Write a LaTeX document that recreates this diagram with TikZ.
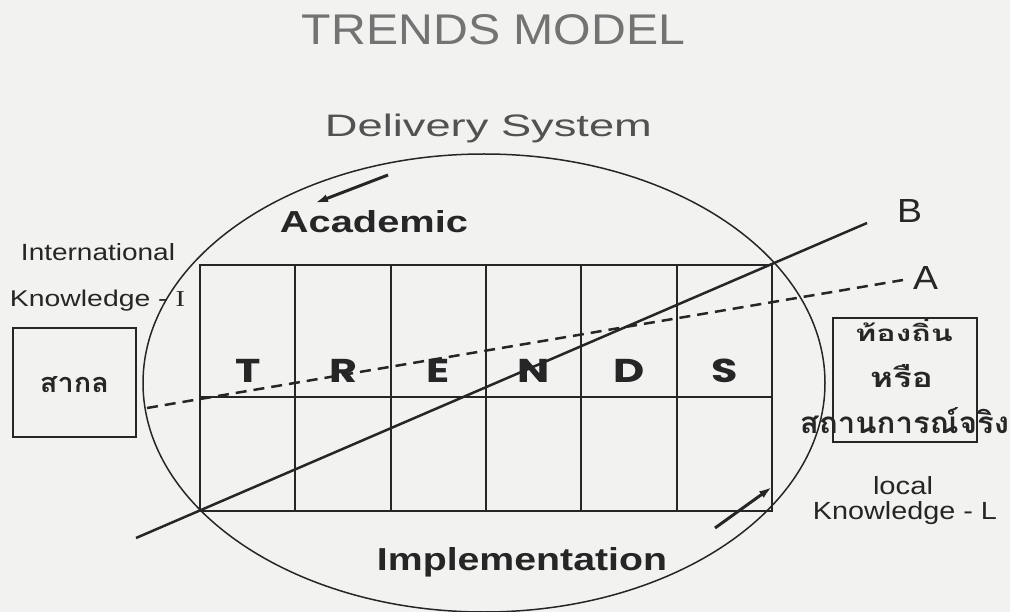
\documentclass[tikz,border=0pt]{standalone}
\usepackage{fontspec}
\setmainfont{Liberation Sans}
\newfontfamily\thaifont[Script=Thai]{Loma}
\newfontfamily\geofont{Poppins}
\newfontfamily\timesfont{Liberation Serif}
\usetikzlibrary{arrows.meta}
\definecolor{ink}{RGB}{38,38,38}
\definecolor{paper}{RGB}{242,242,240}
\newcommand{\rsz}[3]{\resizebox{#1pt}{#2pt}{#3}}
\newcommand{\trl}[1]{\scalebox{1.3}[1]{\fontsize{33}{36}\selectfont\geofont\bfseries #1}}
\begin{document}
\begin{tikzpicture}[x=1pt,y=-1pt,
  txt/.style={inner sep=0pt, anchor=base, text=ink},
  thin box/.style={draw=ink, line width=1.4pt, inner sep=0pt},
  gridline/.style={draw=ink, line width=2.1pt},
  axisline/.style={draw=ink, line width=2.5pt},
  dir arrow/.style={draw=ink, line width=3pt, -{Latex[length=13pt,width=8pt]}}]
\fill[paper] (0,0) rectangle (1010,612);
\useasboundingbox (0,0) rectangle (1010,612);

% titles
\node[txt, text=black!55] (title) at (493.5,45) {\rsz{383}{30}{TRENDS MODEL}};
\node[txt, text=black!68] (delivery) at (488.5,137) {\rsz{327}{22.5}{Delivery System}};

% ellipse
\draw[ink, line width=1.5pt] (484,383) ellipse [x radius=341, y radius=229];

% grid
\draw[gridline, line width=2.6pt] (200,265) rectangle (772,511);
\foreach \cx in {295.3,390.7,486,581.3,676.7}
  \draw[gridline] (\cx,265) -- (\cx,511);
\draw[ink, line width=1.6pt] (200,397) -- (772,397);

% letters
\node[txt] (lT) at (247.7,383) {\trl{T}};
\node[txt] (lR) at (343,383) {\trl{R}};
\node[txt] (lE) at (438.3,383) {\trl{E}};
\node[txt] (lN) at (533.7,383) {\trl{N}};
\node[txt] (lD) at (629,383) {\trl{D}};
\node[txt] (lS) at (724.3,383) {\trl{S}};

% lines A and B
\coordinate (Bs) at (136,538);
\coordinate (Be) at (867,223);
\draw[axisline] (Bs) -- (Be);
\node[txt] (Blab) at (909.5,223) {\rsz{25}{23}{B}};
\coordinate (As) at (147,408);
\coordinate (Ae) at (903,280);
\draw[axisline, dash pattern=on 11pt off 7pt] (As) -- (Ae);
\node[txt] (Alab) at (925.5,290) {\rsz{25}{23}{A}};

% academic / implementation
\node[txt] (academic) at (374,233) {\rsz{188}{22}{\bfseries Academic}};
\coordinate (ac1) at (388,175);
\coordinate (ac2) at (315,203);
\draw[dir arrow] (ac1) -- (ac2);
\node[txt] (impl) at (522,570) {\rsz{290}{23}{\bfseries Implementation}};
\coordinate (im1) at (715,528);
\coordinate (im2) at (772,487);
\draw[dir arrow] (im1) -- (im2);

% left side
\node[txt] (intl) at (98,261) {\rsz{154}{17}{International}};
\node[txt] (knowI) at (97.5,307) {\rsz{175}{16.5}{Knowledge - {\timesfont I}}};
\node[thin box, minimum width=123pt, minimum height=109pt] (sakon) at (74.5,382.5) {};
\node[txt] (sakonT) at (74.5,393) {\rsz{69}{16}{\thaifont\bfseries สากล}};

% right side
\node[thin box, minimum width=144pt, minimum height=124pt] (localbox) at (905,380) {};
\node[txt] (th1) at (904,342) {\rsz{98}{23}{\thaifont\bfseries ท้องถิ่น}};
\node[txt] (th2) at (901.5,388) {\rsz{63}{23}{\thaifont\bfseries หรือ}};
\node[txt] (th3) at (904.5,433) {\rsz{209}{26}{\thaifont\bfseries สถานการณ์จริง}};
\node[txt] (loc) at (903,494) {\rsz{60}{18}{local}};
\node[txt] (knowL) at (905,519) {\rsz{184}{18}{Knowledge - L}};
\end{tikzpicture}
\end{document}
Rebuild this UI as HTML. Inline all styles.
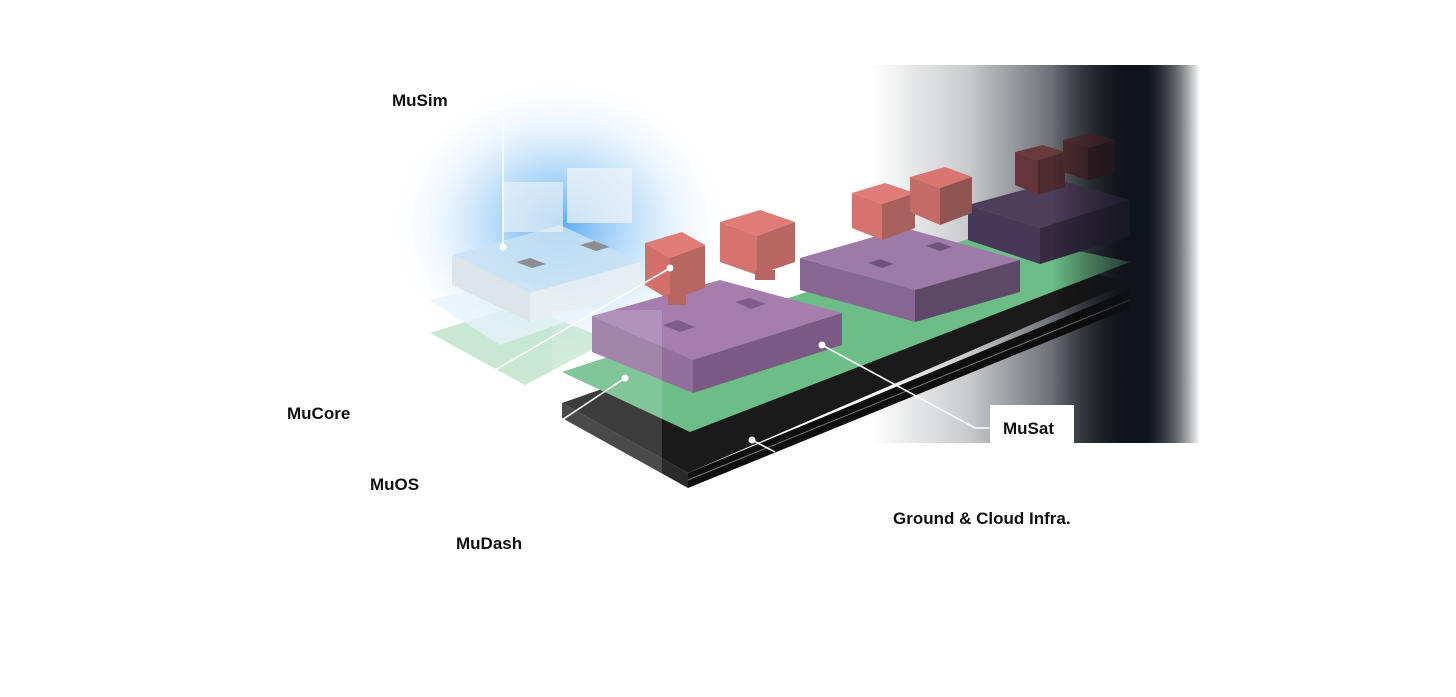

# # # # # # #

* [What is required]: In the records above, find the line containing "radius=341, y radius=229];" and output every line from the first through that one, exactly, omitting pictures.

* [Result of the exercise]:
Write a LaTeX document that recreates this diagram with TikZ.
\documentclass[tikz,border=0pt]{standalone}
\usepackage{fontspec}
\setmainfont{Liberation Sans}
\newfontfamily\thaifont[Script=Thai]{Loma}
\newfontfamily\geofont{Poppins}
\newfontfamily\timesfont{Liberation Serif}
\usetikzlibrary{arrows.meta}
\definecolor{ink}{RGB}{38,38,38}
\definecolor{paper}{RGB}{242,242,240}
\newcommand{\rsz}[3]{\resizebox{#1pt}{#2pt}{#3}}
\newcommand{\trl}[1]{\scalebox{1.3}[1]{\fontsize{33}{36}\selectfont\geofont\bfseries #1}}
\begin{document}
\begin{tikzpicture}[x=1pt,y=-1pt,
  txt/.style={inner sep=0pt, anchor=base, text=ink},
  thin box/.style={draw=ink, line width=1.4pt, inner sep=0pt},
  gridline/.style={draw=ink, line width=2.1pt},
  axisline/.style={draw=ink, line width=2.5pt},
  dir arrow/.style={draw=ink, line width=3pt, -{Latex[length=13pt,width=8pt]}}]
\fill[paper] (0,0) rectangle (1010,612);
\useasboundingbox (0,0) rectangle (1010,612);

% titles
\node[txt, text=black!55] (title) at (493.5,45) {\rsz{383}{30}{TRENDS MODEL}};
\node[txt, text=black!68] (delivery) at (488.5,137) {\rsz{327}{22.5}{Delivery System}};

% ellipse
\draw[ink, line width=1.5pt] (484,383) ellipse [x radius=341, y radius=229];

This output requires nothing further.